### [What is asked]
Render the material again word for word, skipping the pictures in it.

### [Dataset section]

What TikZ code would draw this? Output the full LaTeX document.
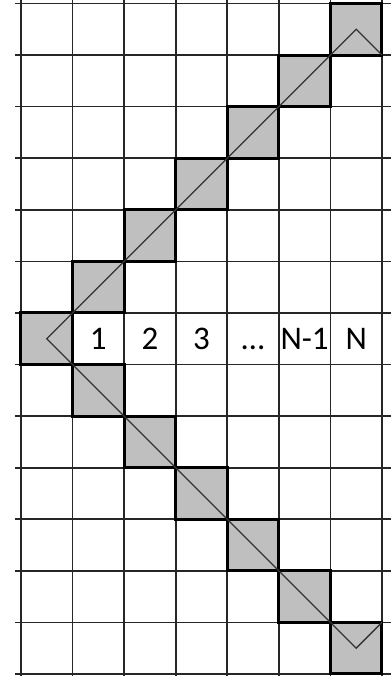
\documentclass[tikz,border=0pt]{standalone}
\usepackage{fontspec}
\setmainfont{Carlito}
\begin{document}
\begin{tikzpicture}[x=51.57pt,y=-51.57pt,
  gridline/.style={draw=black!85,line width=1.7pt},
  shaded/.style={fill=black!25,draw=black,line width=3pt},
  diag/.style={draw=black!80,line width=1.3pt,line join=miter},
  lbl/.style={anchor=base,inner sep=0pt,font=\fontsize{33}{40}\selectfont}]
\useasboundingbox (-0.407,-0.068) rectangle (7.175,13.04);
\fill[white] (-0.407,-0.068) rectangle (7.175,13.04);
% grid
\foreach \i in {0,...,7} \draw[gridline] (\i,-0.07) -- (\i,13.04);
\foreach \j in {0,...,13} \draw[gridline] (-0.116,\j) -- (7.175,\j);
% shaded cells
\foreach \k in {0,...,6} {
  \filldraw[shaded] (\k,6-\k) rectangle ++(1,1);
  \filldraw[shaded] (\k,6+\k) rectangle ++(1,1);
}
% zigzag path
\coordinate (t1) at (7,1);
\coordinate (t2) at (6.5,0.5);
\coordinate (t3) at (6,1);
\coordinate (m1) at (1,6);
\coordinate (m2) at (0.5,6.5);
\coordinate (m3) at (1,7);
\coordinate (b1) at (6,12);
\coordinate (b2) at (6.5,12.5);
\coordinate (b3) at (7,12);
\draw[diag] (t1) -- (t2) -- (t3) -- (m1) -- (m2) -- (m3) -- (b1) -- (b2) -- (b3);
% labels
\node[lbl] (l1) at (1.5,6.713) {1};
\node[lbl] (l2) at (2.5,6.713) {2};
\node[lbl] (l3) at (3.5,6.713) {3};
\node[lbl] (l4) at (4.5,6.713) {…};
\node[lbl] (l5) at (5.5,6.713) {N-1};
\node[lbl] (l6) at (6.5,6.713) {N};
\end{tikzpicture}
\end{document}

### [Solution for this task]
What TikZ code would draw this? Output the full LaTeX document.
\documentclass[tikz,border=0pt]{standalone}
\usepackage{fontspec}
\setmainfont{Carlito}
\begin{document}
\begin{tikzpicture}[x=51.57pt,y=-51.57pt,
  gridline/.style={draw=black!85,line width=1.7pt},
  shaded/.style={fill=black!25,draw=black,line width=3pt},
  diag/.style={draw=black!80,line width=1.3pt,line join=miter},
  lbl/.style={anchor=base,inner sep=0pt,font=\fontsize{33}{40}\selectfont}]
\useasboundingbox (-0.407,-0.068) rectangle (7.175,13.04);
\fill[white] (-0.407,-0.068) rectangle (7.175,13.04);
% grid
\foreach \i in {0,...,7} \draw[gridline] (\i,-0.07) -- (\i,13.04);
\foreach \j in {0,...,13} \draw[gridline] (-0.116,\j) -- (7.175,\j);
% shaded cells
\foreach \k in {0,...,6} {
  \filldraw[shaded] (\k,6-\k) rectangle ++(1,1);
  \filldraw[shaded] (\k,6+\k) rectangle ++(1,1);
}
% zigzag path
\coordinate (t1) at (7,1);
\coordinate (t2) at (6.5,0.5);
\coordinate (t3) at (6,1);
\coordinate (m1) at (1,6);
\coordinate (m2) at (0.5,6.5);
\coordinate (m3) at (1,7);
\coordinate (b1) at (6,12);
\coordinate (b2) at (6.5,12.5);
\coordinate (b3) at (7,12);
\draw[diag] (t1) -- (t2) -- (t3) -- (m1) -- (m2) -- (m3) -- (b1) -- (b2) -- (b3);
% labels
\node[lbl] (l1) at (1.5,6.713) {1};
\node[lbl] (l2) at (2.5,6.713) {2};
\node[lbl] (l3) at (3.5,6.713) {3};
\node[lbl] (l4) at (4.5,6.713) {…};
\node[lbl] (l5) at (5.5,6.713) {N-1};
\node[lbl] (l6) at (6.5,6.713) {N};
\end{tikzpicture}
\end{document}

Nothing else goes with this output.